HEY! Listen!
With the large majority of my career being either directly attached, or at least generally related to email, I couldn’t help but be intrigued by the new email client created by Basecamp, née 37signals, the eponymous creators of the project management tool of the same name.
The launch, shrouded in Apple-based controversy, was otherwise a love letter to an Internet-era I had assumed was long-gone. Namely: not just being excited about a new email client, which that in itself is bizarre in the modern world, but actually seeing a rabid base of fans buying, selling, and generally acting like sharks in chum-filled waters attempting to snag one of the invite codes that would unlock entry into Hey.com. The parallels to Gmail’s launch in 2004 are obvious to make, but beyond that, it felt a little bit like a tiny sliver of the Internet of the past had come back, if only for a moment.

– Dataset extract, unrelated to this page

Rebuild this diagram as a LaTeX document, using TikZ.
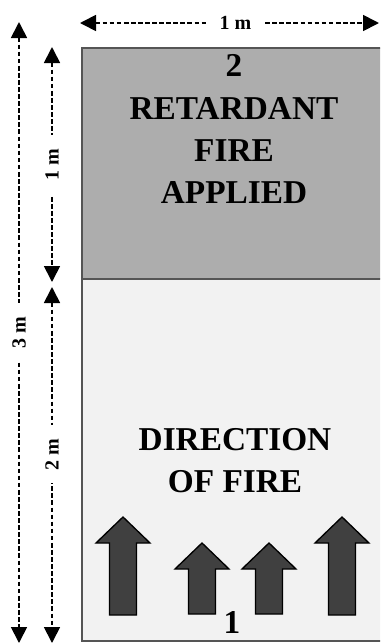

So... What reason did people have for this enthusiastic response to an email client, of all things? Frankly, there have been numerous companies in the past, and even the present, who all claim or claimed to have “solved” email. In my eyes, the issue with nearly all of these past attempts is that in order to actually tackle the problems we have with email today, the solution has to be the full package.
As an example, Spark is an application that claims to be similarly “revolutionary” and highlights how it makes email distraction free, etcetera. The problem with this app, and countless others, is that when you are simply an IMAP/POP shell, you cannot solve the underlying problems, and, in my opinion more importantly, you are shackled by the speed of these decades-old protocols.
Meanwhile, HEY controls the end-to-end system, and even sheds the historical baggage that is IMAP and POP support. This means you can’t use your old favorite email client, but that ends up being just fine. The new proprietary multi-platform application is a thing of beauty, both in a literal sense in that it looks great, and also in a technical sense in that it is lightning fast, and lacks the code bloat that usually comes with email applications.
When I mention speed, I’m not just talking about the UI of the app itself; I am also referring to the speed at which you can send and receive messages. Again, because this system doesn’t use IMAP or POP, the common lag between hitting send and the email actually sending is gone. Gmail and Outlook share this same send speed, but their applications are so bloated that the rest of the experience still feels slow. HEY is streamlined in both the front- and the back-end, and thus always feels snappy when you use it.
There are plenty of other places to read about the specific new features that HEY provides, so I am not going to list them all here. However, I did want to touch on just a few of the stand-out features and concepts.
The first is a decision the HEY team made from the start: You are in control. You know better than an algorithm as to what you want to see, and where you want to see it.
HEY’s own literature talks at length about separating messages into three categories, and how that makes it easier to digest. Before actually trying it, however, I was extremely skeptical. Basically every email application claims the same thing. The aforementioned Spark, and even Gmail have a similar concept. The difference between Spark, Gmail, etc., and HEY is who is in control.
At the very core, HEY is a story about consent. Changing the paradigm that just anyone who has your email address is capable of emailing you. You decide who can and cannot email you. You decide what newsletters are worthy of your time, and what are not. You decide everything. This makes the initial setup time of HEY pretty substantial. However, this time sink becomes absolutely worth it, once you get to the other side and recognize what is perhaps a new, or at least long forgotten, feeling. The feeling of being excited about getting email.
With HEY’s “Feed” section being carefully curated by none-other than yourself, what used to be the intentionally avoided “Promotions” tab within Gmail has transformed into a news feed to peruse at your leisure, similar to scrolling through a social media stream... if all the racists somehow disappeared.
This “Feed” section shined light on another core thing that I thought was set in stone about email. I have long said, professionally speaking, the theoretical “fold” of the email is a lie. A silly concept taken from the physical media world, and applied to the digital era. It has been proven. People scroll, even if it barely looks scrollable, and thus making sure things are “above the fold” is a fool’s errand.
... or... that used to be true. You see, with this feed view in HEY, as I mentioned above, you scroll through it like a social media site. In fact, you see about the first 400px or so of each email, and can expand to read more if you so choose. Thus... there is almost literally an “above-the-fold” area of each email that really does affect whether or not someone may read more.
Does this revelation mean I’ll change my professional recommendation to ignore the fold? No. Absolutely not. Don’t be ridiculous. HEY, even though it's the Internet’s favorite tech company right now, is, and probably always will be a niche product that will not make up more than (or probably even reach) 1% of email opens for any given send. Having said that, it did make me pause and think about what my emails’ (that is to say, the corporate emails I am responsible for) “pre-fold” looks like for a moment.
I think that that feeling is a pretty good representation of my experience with HEY as a whole. It probably isn’t going to actually change the entire email world as we know it. However, it does make one second guess a lot of concepts that I thought were long set in stone, and it does so while you experience actual enjoyment while rifling through your emails.